— WORK REQUIRED —
Locate and copy each line in the data that contains the word "this".

— EXTRACTED MATERIAL —
· · · ·

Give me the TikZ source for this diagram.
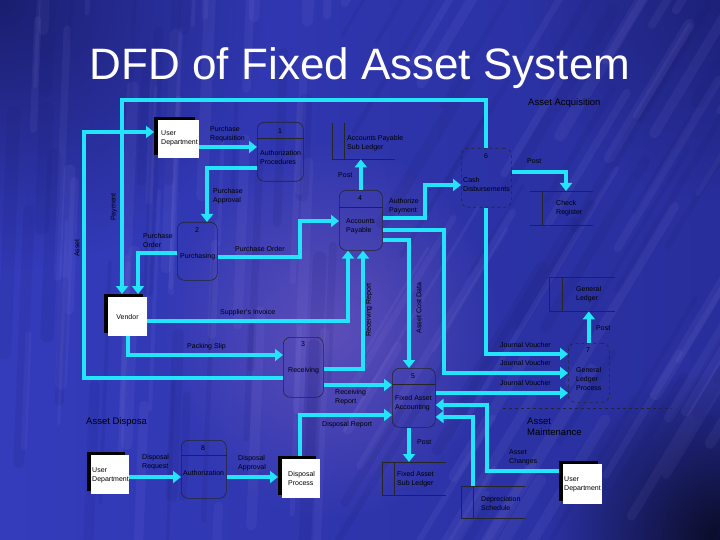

· · · ·

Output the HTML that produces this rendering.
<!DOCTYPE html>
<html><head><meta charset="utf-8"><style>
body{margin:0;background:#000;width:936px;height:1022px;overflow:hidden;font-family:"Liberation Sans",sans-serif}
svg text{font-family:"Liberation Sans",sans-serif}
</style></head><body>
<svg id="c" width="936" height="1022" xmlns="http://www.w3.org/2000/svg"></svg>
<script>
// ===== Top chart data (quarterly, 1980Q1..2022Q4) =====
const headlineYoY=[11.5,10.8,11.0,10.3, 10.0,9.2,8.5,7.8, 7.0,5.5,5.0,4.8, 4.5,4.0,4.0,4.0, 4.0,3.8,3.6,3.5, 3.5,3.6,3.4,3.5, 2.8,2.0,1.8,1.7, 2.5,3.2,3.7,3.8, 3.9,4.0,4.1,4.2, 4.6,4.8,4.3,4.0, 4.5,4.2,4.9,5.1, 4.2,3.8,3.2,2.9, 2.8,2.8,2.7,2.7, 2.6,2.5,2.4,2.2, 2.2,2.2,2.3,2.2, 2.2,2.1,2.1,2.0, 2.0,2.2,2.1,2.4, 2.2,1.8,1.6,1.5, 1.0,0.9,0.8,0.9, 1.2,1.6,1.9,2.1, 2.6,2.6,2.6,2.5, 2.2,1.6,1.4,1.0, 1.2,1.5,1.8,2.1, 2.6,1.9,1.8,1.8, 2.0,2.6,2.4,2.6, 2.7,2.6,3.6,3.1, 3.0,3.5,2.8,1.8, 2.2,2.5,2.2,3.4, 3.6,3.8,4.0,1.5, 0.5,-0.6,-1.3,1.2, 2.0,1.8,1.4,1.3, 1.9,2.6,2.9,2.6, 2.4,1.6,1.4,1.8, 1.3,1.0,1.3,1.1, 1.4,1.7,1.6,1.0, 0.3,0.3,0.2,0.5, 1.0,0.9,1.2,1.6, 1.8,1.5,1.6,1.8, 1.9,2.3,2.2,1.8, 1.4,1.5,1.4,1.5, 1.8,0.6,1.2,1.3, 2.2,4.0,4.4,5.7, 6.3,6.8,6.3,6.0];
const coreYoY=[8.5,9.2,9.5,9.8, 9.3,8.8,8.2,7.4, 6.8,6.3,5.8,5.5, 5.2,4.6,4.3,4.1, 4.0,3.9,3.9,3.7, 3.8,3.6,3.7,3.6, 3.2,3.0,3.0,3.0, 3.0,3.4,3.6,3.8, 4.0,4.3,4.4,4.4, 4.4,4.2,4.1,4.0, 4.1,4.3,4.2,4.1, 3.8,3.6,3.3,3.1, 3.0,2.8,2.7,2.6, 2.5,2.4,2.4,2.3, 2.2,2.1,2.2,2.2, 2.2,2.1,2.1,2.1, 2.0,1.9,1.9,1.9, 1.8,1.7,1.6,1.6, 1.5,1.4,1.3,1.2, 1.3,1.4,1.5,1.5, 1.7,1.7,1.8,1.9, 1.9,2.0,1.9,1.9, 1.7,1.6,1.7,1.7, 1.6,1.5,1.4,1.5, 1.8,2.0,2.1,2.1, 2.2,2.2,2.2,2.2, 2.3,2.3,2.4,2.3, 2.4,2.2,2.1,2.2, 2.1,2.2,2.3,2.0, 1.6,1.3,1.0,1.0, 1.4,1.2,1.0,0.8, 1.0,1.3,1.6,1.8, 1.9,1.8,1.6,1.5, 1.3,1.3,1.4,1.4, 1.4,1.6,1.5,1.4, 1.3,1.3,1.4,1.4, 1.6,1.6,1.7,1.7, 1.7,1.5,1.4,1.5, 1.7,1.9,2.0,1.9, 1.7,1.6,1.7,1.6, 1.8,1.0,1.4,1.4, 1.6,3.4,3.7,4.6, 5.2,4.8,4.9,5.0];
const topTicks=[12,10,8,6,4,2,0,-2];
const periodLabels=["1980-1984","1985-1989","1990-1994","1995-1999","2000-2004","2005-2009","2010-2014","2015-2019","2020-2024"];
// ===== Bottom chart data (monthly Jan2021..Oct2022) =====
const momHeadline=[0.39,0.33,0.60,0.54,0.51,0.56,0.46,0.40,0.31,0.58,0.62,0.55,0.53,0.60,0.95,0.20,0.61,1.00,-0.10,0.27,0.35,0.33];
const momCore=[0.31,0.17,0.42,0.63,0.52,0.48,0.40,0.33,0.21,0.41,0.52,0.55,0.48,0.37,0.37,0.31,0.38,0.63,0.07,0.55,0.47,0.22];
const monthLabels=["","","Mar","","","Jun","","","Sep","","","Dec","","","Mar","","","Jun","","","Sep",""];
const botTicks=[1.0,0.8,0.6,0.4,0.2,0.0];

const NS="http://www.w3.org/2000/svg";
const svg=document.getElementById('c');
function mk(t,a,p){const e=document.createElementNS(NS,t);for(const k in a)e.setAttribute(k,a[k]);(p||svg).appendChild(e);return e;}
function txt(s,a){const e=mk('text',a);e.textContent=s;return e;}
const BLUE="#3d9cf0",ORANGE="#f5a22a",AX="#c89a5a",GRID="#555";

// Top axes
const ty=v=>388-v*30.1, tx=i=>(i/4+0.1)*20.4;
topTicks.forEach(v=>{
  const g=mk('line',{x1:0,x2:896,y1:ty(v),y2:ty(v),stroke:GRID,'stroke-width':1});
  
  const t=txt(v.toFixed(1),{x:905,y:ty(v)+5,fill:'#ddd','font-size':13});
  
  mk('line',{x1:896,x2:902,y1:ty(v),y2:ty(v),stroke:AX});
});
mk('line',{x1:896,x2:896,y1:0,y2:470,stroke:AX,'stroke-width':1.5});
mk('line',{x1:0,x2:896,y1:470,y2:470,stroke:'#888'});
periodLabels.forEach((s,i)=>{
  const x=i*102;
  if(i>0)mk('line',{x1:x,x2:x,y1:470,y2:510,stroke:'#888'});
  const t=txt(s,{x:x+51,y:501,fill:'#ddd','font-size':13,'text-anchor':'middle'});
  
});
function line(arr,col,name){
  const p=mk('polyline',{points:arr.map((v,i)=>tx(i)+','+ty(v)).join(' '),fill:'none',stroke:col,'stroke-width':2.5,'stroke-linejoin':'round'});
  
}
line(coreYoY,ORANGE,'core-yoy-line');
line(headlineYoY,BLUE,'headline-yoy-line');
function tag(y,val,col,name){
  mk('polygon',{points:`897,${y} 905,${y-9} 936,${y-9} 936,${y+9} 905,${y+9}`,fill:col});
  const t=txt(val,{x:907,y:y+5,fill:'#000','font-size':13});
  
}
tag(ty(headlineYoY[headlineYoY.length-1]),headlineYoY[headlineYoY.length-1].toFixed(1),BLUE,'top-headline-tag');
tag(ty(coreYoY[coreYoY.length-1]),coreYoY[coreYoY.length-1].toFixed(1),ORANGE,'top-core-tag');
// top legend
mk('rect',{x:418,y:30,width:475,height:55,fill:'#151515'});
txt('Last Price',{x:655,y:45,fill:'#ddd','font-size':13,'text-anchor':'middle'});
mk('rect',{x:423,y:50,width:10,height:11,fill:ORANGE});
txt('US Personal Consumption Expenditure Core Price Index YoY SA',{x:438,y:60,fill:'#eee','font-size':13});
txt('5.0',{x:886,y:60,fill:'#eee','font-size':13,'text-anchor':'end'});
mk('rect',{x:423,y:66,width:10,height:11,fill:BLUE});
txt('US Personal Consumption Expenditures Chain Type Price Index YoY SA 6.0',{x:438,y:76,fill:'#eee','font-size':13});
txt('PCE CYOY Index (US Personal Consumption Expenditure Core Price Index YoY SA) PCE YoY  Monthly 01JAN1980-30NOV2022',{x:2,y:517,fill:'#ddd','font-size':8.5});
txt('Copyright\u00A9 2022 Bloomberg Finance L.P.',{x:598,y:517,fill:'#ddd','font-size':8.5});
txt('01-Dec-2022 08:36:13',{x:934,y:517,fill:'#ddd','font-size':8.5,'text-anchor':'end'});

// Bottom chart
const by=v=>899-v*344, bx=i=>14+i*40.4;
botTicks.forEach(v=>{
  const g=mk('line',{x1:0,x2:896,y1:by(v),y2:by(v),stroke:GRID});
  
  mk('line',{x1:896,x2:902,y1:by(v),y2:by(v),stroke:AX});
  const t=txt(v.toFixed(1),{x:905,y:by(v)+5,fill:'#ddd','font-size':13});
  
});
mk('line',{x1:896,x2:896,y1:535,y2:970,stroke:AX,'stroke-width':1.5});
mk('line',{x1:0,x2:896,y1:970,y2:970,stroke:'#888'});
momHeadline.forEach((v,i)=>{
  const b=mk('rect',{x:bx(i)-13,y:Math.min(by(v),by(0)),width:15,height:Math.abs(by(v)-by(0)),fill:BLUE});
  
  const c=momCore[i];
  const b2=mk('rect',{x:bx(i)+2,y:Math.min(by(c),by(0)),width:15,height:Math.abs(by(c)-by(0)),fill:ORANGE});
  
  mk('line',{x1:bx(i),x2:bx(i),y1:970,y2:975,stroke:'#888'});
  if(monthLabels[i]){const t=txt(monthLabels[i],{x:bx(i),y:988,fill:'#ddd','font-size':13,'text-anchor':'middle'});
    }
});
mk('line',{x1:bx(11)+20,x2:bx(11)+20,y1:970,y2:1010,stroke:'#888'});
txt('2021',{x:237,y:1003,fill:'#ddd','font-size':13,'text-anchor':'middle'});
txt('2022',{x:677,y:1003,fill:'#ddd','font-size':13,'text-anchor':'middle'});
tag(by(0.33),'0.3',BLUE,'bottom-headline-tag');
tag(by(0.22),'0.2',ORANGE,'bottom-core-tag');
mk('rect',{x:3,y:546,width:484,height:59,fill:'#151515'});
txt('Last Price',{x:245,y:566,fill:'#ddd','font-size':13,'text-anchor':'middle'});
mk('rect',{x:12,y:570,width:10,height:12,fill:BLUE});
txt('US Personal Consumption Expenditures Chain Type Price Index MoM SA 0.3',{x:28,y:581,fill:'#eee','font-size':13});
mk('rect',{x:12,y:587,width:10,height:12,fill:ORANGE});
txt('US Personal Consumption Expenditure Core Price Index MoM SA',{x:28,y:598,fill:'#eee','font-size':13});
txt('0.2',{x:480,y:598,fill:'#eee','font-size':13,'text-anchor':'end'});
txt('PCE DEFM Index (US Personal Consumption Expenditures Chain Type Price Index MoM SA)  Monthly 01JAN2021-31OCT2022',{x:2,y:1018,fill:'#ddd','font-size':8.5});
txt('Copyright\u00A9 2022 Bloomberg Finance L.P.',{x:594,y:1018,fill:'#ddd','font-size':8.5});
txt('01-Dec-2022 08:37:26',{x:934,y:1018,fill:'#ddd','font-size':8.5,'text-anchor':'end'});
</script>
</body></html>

· · · ·

— REPLY —
Give me the TikZ source for this diagram.
Output the HTML that produces this rendering.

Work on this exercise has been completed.